I have some texts that generally starts with:
“12 minutes ago - There was a meeting...”
“2 hours ago - Apologies for being...”
“1 day ago - It is a sunny day in London...”
and so on. Basically I have information on:
Minutes
Hours
Day (starting from today)
I would like to transform this kind of information into valuable time serie information, in order to extract this part and create a new column from that (Datetime). In my dataset, I have one column (Date) where I have already the date of when the research was performed (for example, today), in this format: 26/05/2020 and when the search was submitted (e.g. 8:41am). So if the text starts with “12 minutes ago”, I should have:
26/05/2020 - 8:29 (datetime format in Python)
And for others:
26/05/2020 - 6:41
25/05/2020 - 8:41
The important thing is to have something (string, numeric, date format) that I can plot as time series (I would like to see how many texts where posted in terms of time interval).

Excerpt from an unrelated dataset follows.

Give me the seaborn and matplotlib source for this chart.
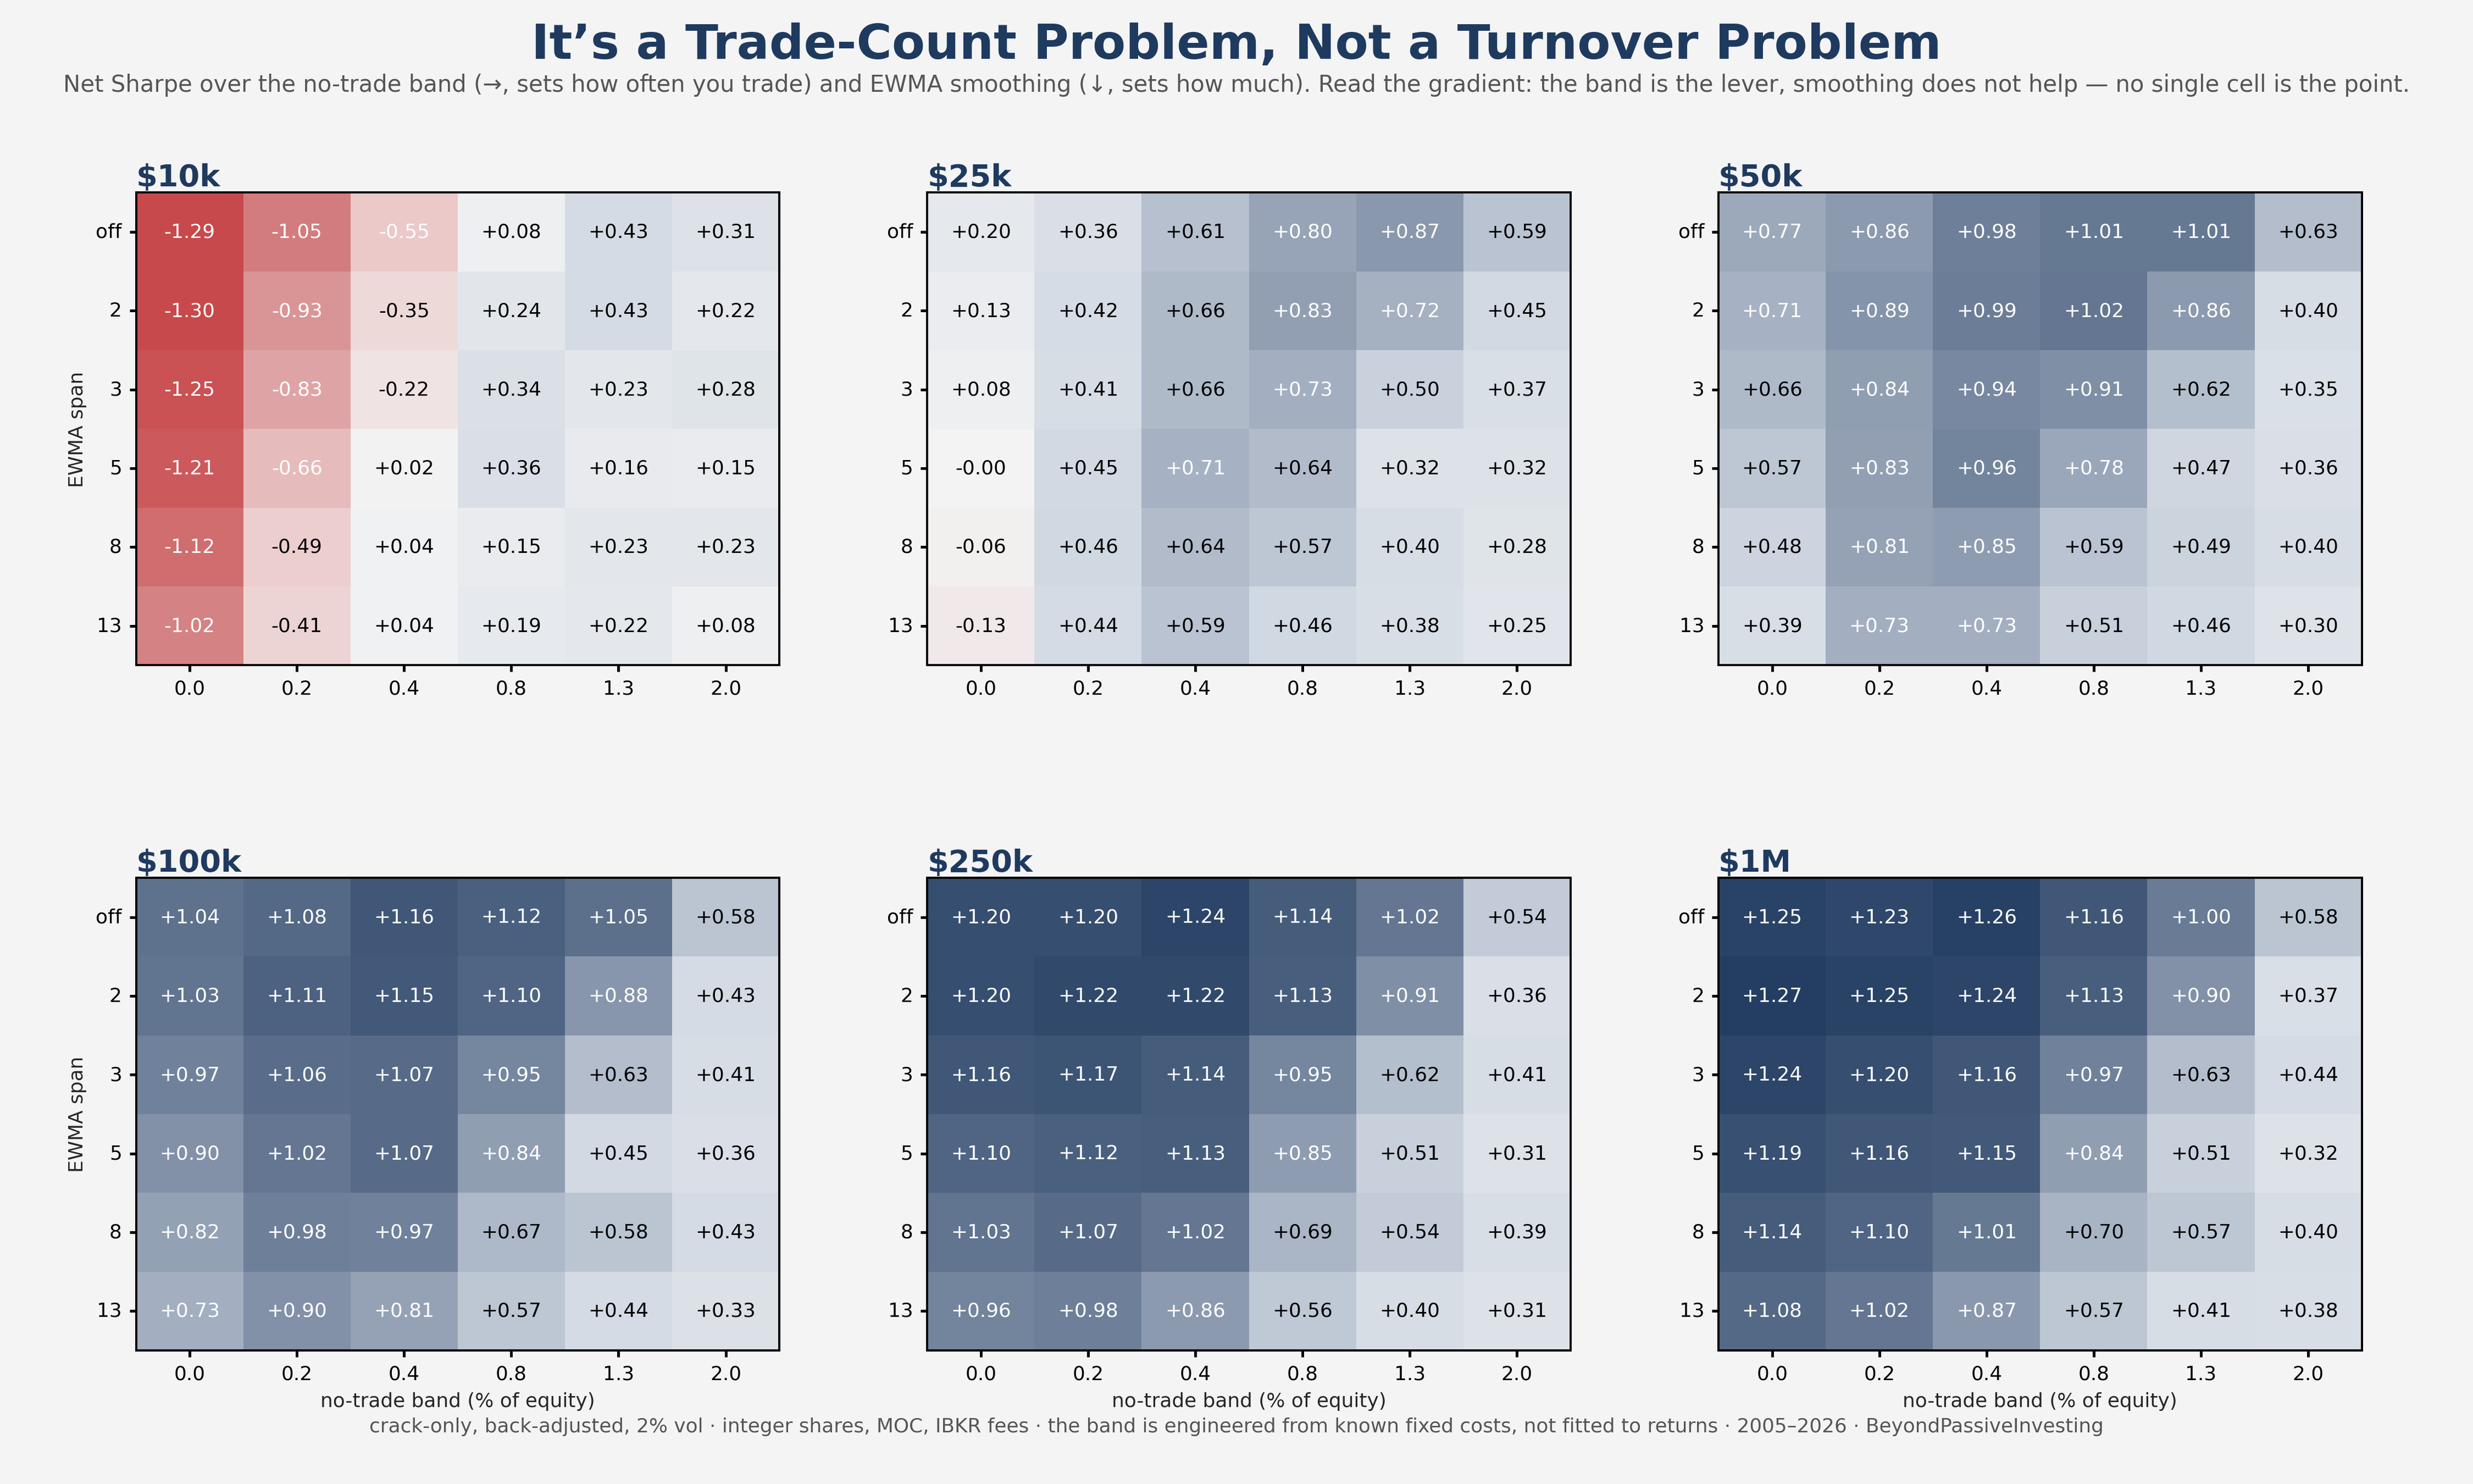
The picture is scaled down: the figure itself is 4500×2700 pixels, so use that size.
import matplotlib
matplotlib.use("Agg")
import matplotlib.pyplot as plt
import numpy as np
import pandas as pd
import seaborn as sns
from matplotlib.colors import LinearSegmentedColormap, TwoSlopeNorm

bands = ["0.0", "0.2", "0.4", "0.8", "1.3", "2.0"]
spans = ["off", "2", "3", "5", "8", "13"]
panels = ["$10k", "$25k", "$50k", "$100k", "$250k", "$1M"]

sharpe_10k = [
    [-1.29, -1.05, -0.55, 0.08, 0.43, 0.31],
    [-1.30, -0.93, -0.35, 0.24, 0.43, 0.22],
    [-1.25, -0.83, -0.22, 0.34, 0.23, 0.28],
    [-1.21, -0.66, 0.02, 0.36, 0.16, 0.15],
    [-1.12, -0.49, 0.04, 0.15, 0.23, 0.23],
    [-1.02, -0.41, 0.04, 0.19, 0.22, 0.08],
]
sharpe_25k = [
    [0.20, 0.36, 0.61, 0.80, 0.87, 0.59],
    [0.13, 0.42, 0.66, 0.83, 0.72, 0.45],
    [0.08, 0.41, 0.66, 0.73, 0.50, 0.37],
    [-0.00, 0.45, 0.71, 0.64, 0.32, 0.32],
    [-0.06, 0.46, 0.64, 0.57, 0.40, 0.28],
    [-0.13, 0.44, 0.59, 0.46, 0.38, 0.25],
]
sharpe_50k = [
    [0.77, 0.86, 0.98, 1.01, 1.01, 0.63],
    [0.71, 0.89, 0.99, 1.02, 0.86, 0.40],
    [0.66, 0.84, 0.94, 0.91, 0.62, 0.35],
    [0.57, 0.83, 0.96, 0.78, 0.47, 0.36],
    [0.48, 0.81, 0.85, 0.59, 0.49, 0.40],
    [0.39, 0.73, 0.73, 0.51, 0.46, 0.30],
]
sharpe_100k = [
    [1.04, 1.08, 1.16, 1.12, 1.05, 0.58],
    [1.03, 1.11, 1.15, 1.10, 0.88, 0.43],
    [0.97, 1.06, 1.07, 0.95, 0.63, 0.41],
    [0.90, 1.02, 1.07, 0.84, 0.45, 0.36],
    [0.82, 0.98, 0.97, 0.67, 0.58, 0.43],
    [0.73, 0.90, 0.81, 0.57, 0.44, 0.33],
]
sharpe_250k = [
    [1.20, 1.20, 1.24, 1.14, 1.02, 0.54],
    [1.20, 1.22, 1.22, 1.13, 0.91, 0.36],
    [1.16, 1.17, 1.14, 0.95, 0.62, 0.41],
    [1.10, 1.12, 1.13, 0.85, 0.51, 0.31],
    [1.03, 1.07, 1.02, 0.69, 0.54, 0.39],
    [0.96, 0.98, 0.86, 0.56, 0.40, 0.31],
]
sharpe_1m = [
    [1.25, 1.23, 1.26, 1.16, 1.00, 0.58],
    [1.27, 1.25, 1.24, 1.13, 0.90, 0.37],
    [1.24, 1.20, 1.16, 0.97, 0.63, 0.44],
    [1.19, 1.16, 1.15, 0.84, 0.51, 0.32],
    [1.14, 1.10, 1.01, 0.70, 0.57, 0.40],
    [1.08, 1.02, 0.87, 0.57, 0.41, 0.38],
]
grids = [sharpe_10k, sharpe_25k, sharpe_50k, sharpe_100k, sharpe_250k, sharpe_1m]

NAVY = "#1f3a5f"
BG = "#f4f4f4"
cmap = LinearSegmentedColormap.from_list("rb", [
    (0.0, "#c8494c"), (0.15, "#da9a9b"), (0.29, "#ebcaca"), (0.5, "#f3f3f3"),
    (0.67, "#d4dbe4"), (0.83, "#8d9bb0"), (1.0, "#1f3a5f"),
])
norm = TwoSlopeNorm(vmin=-1.3, vcenter=0.0, vmax=1.3)

sns.set_theme(style="white")
plt.rcParams["font.family"] = ["DejaVu Sans"]

fig, axes = plt.subplots(2, 3, figsize=(15.68, 9.41), dpi=287, facecolor=BG)
fig.subplots_adjust(left=0.055, right=0.955, top=0.87, bottom=0.09, wspace=0.23, hspace=0.45)

for i, (ax, name, grid) in enumerate(zip(axes.flat, panels, grids)):
    df = pd.DataFrame(grid, index=spans, columns=bands)
    sns.heatmap(df, ax=ax, cmap=cmap, norm=norm, cbar=False, annot=False)
    ax.set_facecolor(BG)
    vals = np.array(grid)
    for r in range(vals.shape[0]):
        for c in range(vals.shape[1]):
            v = vals[r, c]
            col = "white" if (v > 0.7 or v < -0.5) else "black"
            txt = f"{v:+.2f}" if v != 0 else "-0.00"
            ax.text(c + 0.5, r + 0.5, txt, ha="center", va="center", fontsize=9, color=col)
    for s in ax.spines.values():
        s.set_visible(True)
        s.set_color("black")
        s.set_linewidth(1.0)
    ax.set_title(name, loc="left", fontsize=14, fontweight="bold", color=NAVY, pad=3)
    ax.tick_params(axis="both", labelsize=9, length=3, colors="black", left=True, bottom=True)
    ax.set_yticklabels(spans, rotation=0)
    ax.set_xticklabels(bands, rotation=0)
    ax.set_ylabel("EWMA span" if i % 3 == 0 else "", fontsize=9)
    ax.set_xlabel("no-trade band (% of equity)" if i >= 3 else "", fontsize=9)

fig.suptitle("It\u2019s a Trade-Count Problem, Not a Turnover Problem", fontsize=22,
             fontweight="bold", color=NAVY, y=0.985)
fig.text(0.5, 0.938, "Net Sharpe over the no-trade band (\u2192, sets how often you trade) and EWMA smoothing "
         "(\u2193, sets how much). Read the gradient: the band is the lever, smoothing does not help \u2014 "
         "no single cell is the point.", ha="center", fontsize=10.5, color="#555555")
fig.text(0.5, 0.035, "crack-only, back-adjusted, 2% vol \u00b7 integer shares, MOC, IBKR fees \u00b7 the band is "
         "engineered from known fixed costs, not fitted to returns \u00b7 2005\u20132026 \u00b7 BeyondPassiveInvesting",
         ha="center", fontsize=9, color="#555555")

fig.savefig("out.png", dpi=287, facecolor=BG)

Any idea on how I could do this?
If the format stays simple : <digits> <unit> ago ...
it's pretty to parse with "^(\d+) (\w+) ago"
.
Then, once you have ('minutes', '12')
you'll pass these to timedelta
which accepts every unit as a keyword argument timedelta(minutes=12)
, you'll do that by passing a mapping **{unit:value}
def parse(content):
timeparts = re.search(r"^(\d+) (\w+) ago", content)
if not timeparts:
return None, content
unit = timeparts.group(2).rstrip('s') + 's' # ensure ends with 's'
#return datetime.now()-timedelta(**{unit:int(timeparts.group(1))}) # Now date
return datetime(2020,5,26,8,0,0)-timedelta(**{unit:int(timeparts.group(1))}) # Fixed date
Demo
values = ["12 minutes ago - There was a meeting...","2 hours ago - Apologies for being...","1 day ago - It is a sunny day in London..."]
for value in values:
res = parse(value)
print(res)
2020-05-26 07:48:00
2020-05-26 06:00:00
2020-05-25 08:00:00